What to do about Biodiversity Net Gain

What to do about Biodiversity Net Gain.

All planning obligations are necessary, but some are more necessary than others. (a nod to George Orwell)

The latest cost to hit developers is Biodiversity Net Gain. The floor price for an offsite BNG credit is £42,000.

One of our clients was recently hit for a £250,000 BNG contribution.

These contributions are unavoidable and sit at the top of the hierarchy of Planning Obligations.

If there is not enough cash to go round after 20% profit and all standard costs, other planning obligations such as Affordable housing will inevitably fall away.

CIL Regulation 122 sets the scene.

Limitation on use of planning obligations

122.—(1) This regulation applies where a relevant determination is made which results in planning permission being granted for development.

(2) Subject to paragraph (2A), A planning obligation may only constitute a reason for granting planning permission for the development if the obligation is—

(a) necessary to make the development acceptable in planning terms;

(b) directly related to the development; and

(c) fairly and reasonably related in scale and kind to the development

Over the years, our viability reports have been used to identify the fund that is available from a development to satisfy requests for planning contributions towards education, recreation, transport affordable housing etc (the list is endless).

The requests made by an LPA or County Council must first be considered by reference to S38(6) of the --- Act.
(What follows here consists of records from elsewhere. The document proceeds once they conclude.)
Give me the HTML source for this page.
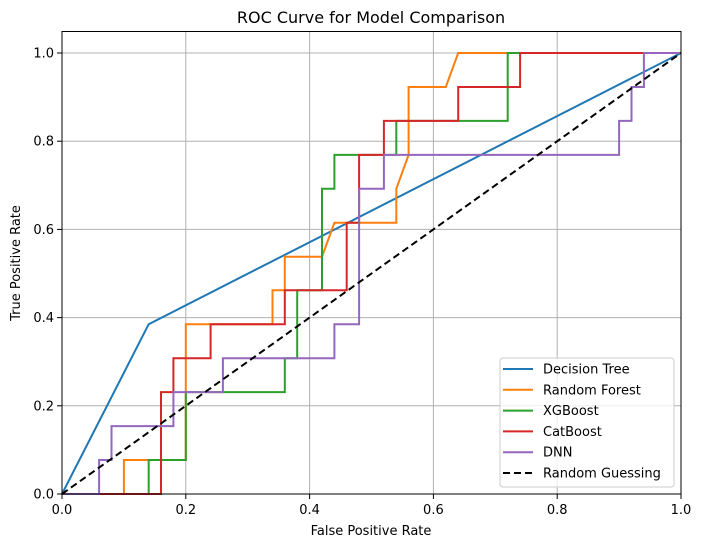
<!DOCTYPE html>
<html><head><meta charset="utf-8"><style>
body{margin:0;background:#fff}
svg{display:block;font-family:"DejaVu Sans","Liberation Sans",sans-serif}
</style></head><body>
<svg id="chart" width="702" height="547" viewBox="0 0 702 547" xmlns="http://www.w3.org/2000/svg">
<text x="371" y="23" font-size="16" text-anchor="middle">ROC Curve for Model Comparison</text>
<g id="grid"></g>
<g id="series"></g>
<rect x="62" y="31.5" width="619" height="462.5" fill="none" stroke="#000" stroke-width="1"/>
<g id="ticks"></g>
<text x="371" y="535" font-size="13" text-anchor="middle">False Positive Rate</text>
<text x="20" y="263" font-size="13" text-anchor="middle" transform="rotate(-90 20 263)">True Positive Rate</text>
<g id="legend"></g>
</svg>
<script>
const seriesNames = ["Decision Tree","Random Forest","XGBoost","CatBoost","DNN"];
const seriesColors = ["#1f77b4","#ff7f0e","#2ca02c","#d62728","#9467bd"];
const dtFpr = [0,0.14,1];
const dtTpr = [0,0.385,1];
const rfFpr = [0,0.1,0.1,0.2,0.2,0.34,0.34,0.36,0.36,0.42,0.44,0.54,0.54,0.56,0.56,0.62,0.64,1];
const rfTpr = [0,0,0.077,0.077,0.385,0.385,0.462,0.462,0.538,0.538,0.615,0.615,0.692,0.769,0.923,0.923,1,1];
const xgFpr = [0,0.14,0.14,0.2,0.2,0.36,0.36,0.38,0.38,0.42,0.42,0.44,0.44,0.54,0.54,0.72,0.72,1];
const xgTpr = [0,0,0.077,0.077,0.231,0.231,0.308,0.308,0.462,0.462,0.692,0.692,0.769,0.769,0.846,0.846,1,1];
const cbFpr = [0,0.16,0.16,0.18,0.18,0.24,0.24,0.36,0.36,0.46,0.46,0.48,0.48,0.52,0.52,0.64,0.64,0.74,0.74,1];
const cbTpr = [0,0,0.231,0.231,0.308,0.308,0.385,0.385,0.462,0.462,0.615,0.615,0.769,0.769,0.846,0.846,0.923,0.923,1,1];
const dnnFpr = [0,0.06,0.06,0.08,0.08,0.18,0.18,0.26,0.26,0.44,0.44,0.48,0.48,0.52,0.52,0.9,0.9,0.92,0.92,0.94,0.94,1];
const dnnTpr = [0,0,0.077,0.077,0.154,0.154,0.231,0.231,0.308,0.308,0.385,0.385,0.692,0.692,0.769,0.769,0.846,0.846,0.923,0.923,1,1];
const randFpr = [0,1];
const randTpr = [0,1];
const xTicks = [0,0.2,0.4,0.6,0.8,1.0];
const yTicks = [0,0.2,0.4,0.6,0.8,1.0];
const tickLabels = ["0.0","0.2","0.4","0.6","0.8","1.0"];

const NS="http://www.w3.org/2000/svg";
const X0=62,X1=681,Y0=494,YPER=441;
function sx(v){return X0+(X1-X0)*v;}
function sy(v){return Y0-YPER*v;}
function mk(tag,attrs,parent){const e=document.createElementNS(NS,tag);for(const k in attrs)e.setAttribute(k,attrs[k]);parent.appendChild(e);return e;}
const grid=document.getElementById('grid'),ticks=document.getElementById('ticks'),ser=document.getElementById('series'),leg=document.getElementById('legend');
xTicks.forEach((t,i)=>{
  const g=mk('line',{x1:sx(t),x2:sx(t),y1:31.5,y2:494,stroke:'#b0b0b0','stroke-width':1},grid);
  
  
  const tk=mk('line',{x1:sx(t),x2:sx(t),y1:494,y2:499,stroke:'#000'},ticks);
  
  
  const tl=mk('text',{x:sx(t),y:514,'font-size':13,'text-anchor':'middle'},ticks);
  tl.textContent=tickLabels[i];
  
  
});
yTicks.forEach((t,i)=>{
  const g=mk('line',{x1:62,x2:681,y1:sy(t),y2:sy(t),stroke:'#b0b0b0','stroke-width':1},grid);
  
  
  const tk=mk('line',{x1:57,x2:62,y1:sy(t),y2:sy(t),stroke:'#000'},ticks);
  
  
  const tl=mk('text',{x:54,y:sy(t)+4.5,'font-size':13,'text-anchor':'end'},ticks);
  tl.textContent=tickLabels[i];
  
  
});
const allF=[dtFpr,rfFpr,xgFpr,cbFpr,dnnFpr],allT=[dtTpr,rfTpr,xgTpr,cbTpr,dnnTpr];
const ids=['decision-tree','random-forest','xgboost','catboost','dnn'];
function pts(f,t){return f.map((v,i)=>sx(v).toFixed(1)+','+sy(t[i]).toFixed(1)).join(' ');}
allF.forEach((f,i)=>{
  const p=mk('polyline',{points:pts(f,allT[i]),fill:'none',stroke:seriesColors[i],'stroke-width':2},ser);
  
  
});
const rl=mk('polyline',{points:pts(randFpr,randTpr),fill:'none',stroke:'#000','stroke-width':2,'stroke-dasharray':'7,4'},ser);


const box=mk('rect',{x:500,y:358,width:174,height:129,rx:3,fill:'#fff','fill-opacity':0.8,stroke:'#ccc'},leg);


const legNames=seriesNames.concat(["Random Guessing"]),legColors=seriesColors.concat(["#000"]);
legNames.forEach((n,i)=>{
  const y=369+i*20.8;
  const g=mk('g',{},leg);
  
  
  const a={x1:503,x2:533,y1:y,y2:y,stroke:legColors[i],'stroke-width':2};
  if(i===5)a['stroke-dasharray']='7,4';
  mk('line',a,g);
  const t=mk('text',{x:543,y:y+4.5,'font-size':13},g);
  t.textContent=n;
});
</script>
</body></html>
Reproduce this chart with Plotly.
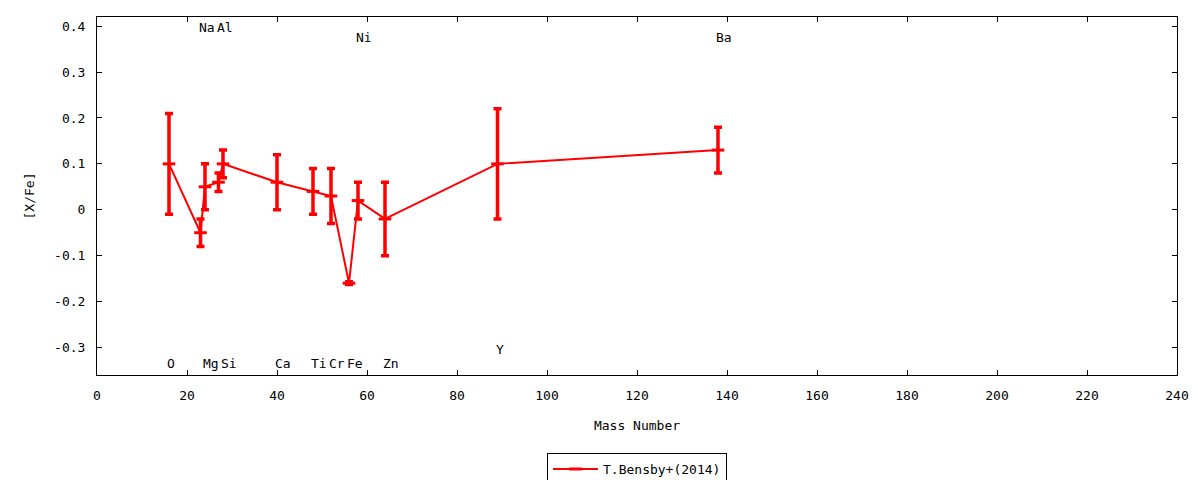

If there is nothing in the adopted local plan, then the request does not get off the ground.

Many LPAs try to use SPD and SPGs to provide a policy basis for planning obligations – that approach is effective so long as the SPG or SPG is informing a policy set out in the adopted local plan. If it does not, then the request is ill founded.

Both these issues require expert examination before a request should be agreed.

If there is a policy basis for multiple obligations, a viability study can be used to document if the totality of the obligations passes the Regulation 122 (c) test – (fairly and reasonably related in scale and kind to the development).

If all the requests are well founded in policy – theoretically each potential planning obligation should be treated equally – and so all reduced pro rata – but that rarely happens.

In practice there is a hierarchy of need – and the highest need is fulfilled and the others nocked off the list.

So, in reality, Biodiversity Net Gain is nothing new – but it will be ‘top dog’ and be paid to the prejudice of all the other requests, thereby proving there is no such thing as a free drink.